An der nun konkret entstandenen Misere vieler Kleinverlage hat in erster Linie die VG Wort Schuld, indem sie keine Möglichkeit zur Stundung oder Ratenzahlung einräumt – aus Gründen, die nur die Verantwortlichen bei der Verwertungsgesellschaft kennen. Die verständliche Wut sollte sich gegen den diejenigen richten, die die Zahlungen nun kompromisslos einfordern, und die sitzen bei der VG Wort. Und man könnte auch einen Groll gegen den Börsenverein hegen, der wider besseren Wissens jahrelang behauptet hat, dass Vogel niemals erfolgreich sein wird.
Aber bitte versucht nicht, mit Propagandamaßnahmen das Opfer zum Täter zu machen.
Ich habe großes Verständnis für die zum Teil prekäre Situation der Klein- und Kleinstverlage. Und bin dafür, dass die Verantwortlichen für diese Situation deutlich benannt werden: diese sitzen in meinen Augen im Vorstand der VG Wort und verweigern ohne Ansehen von Härtefällen jegliche Stundungen und Ratenzahlungen. Das ist der eigentliche Skandal. Wenn jemand gegen irgendwas protestieren möchte, dann sollte er überlegen, ob dieser Protest bei der VG Wort nicht erheblich besser aufgehoben ist, als gegen Martin Vogel.

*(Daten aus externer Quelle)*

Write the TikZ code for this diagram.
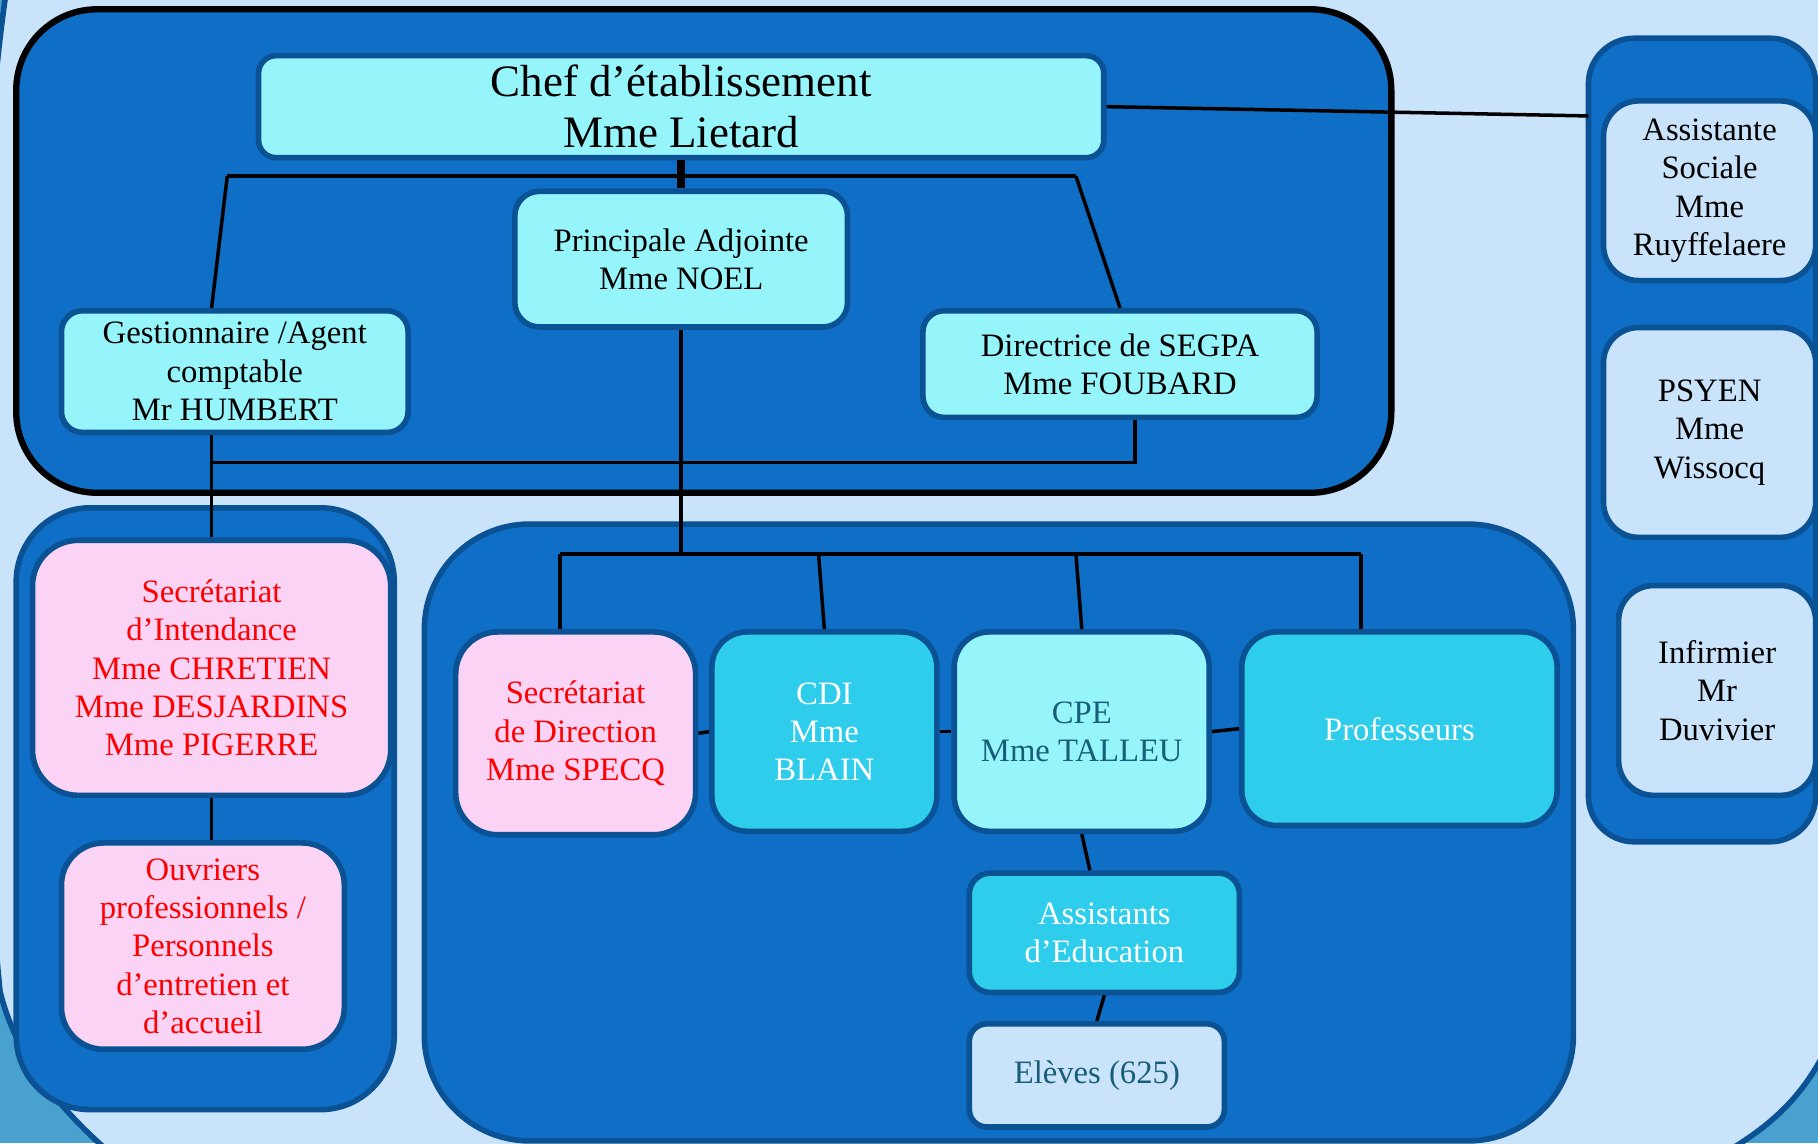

[Update:] Holger Kliemannel kommentiert auf Facebook:
Zu Deiner Frage: »An erster Stelle natürlich, warum sich die Verwertungsgesellschaft so vehement weigert, Stundungs- oder Ratenzahlungsvereinbarungen anzubieten.« Das hatten sie gemacht, wurde jedoch auf der Hauptversammlung von den anwesenden Autoren blockiert (müsste jetzt mal die Unterlagen durchforsten, irgendwo im Brief der VG Wort steht »Stundungsmöglichkeiten, die die Leitung der VG Wort vorgeschlagen hat, wurden abgelehnt.«). Vogel hatte ja dazu aufgerufen, dass Autoren Mitglied werden um bei der Versammlung diese Pläne zu verhindern.
Ich korrigiere mich demnach insofern, dass nicht der Vorstand der VG Wort verantwortlich ist, sondern die Autorenversammlung der VG Wort.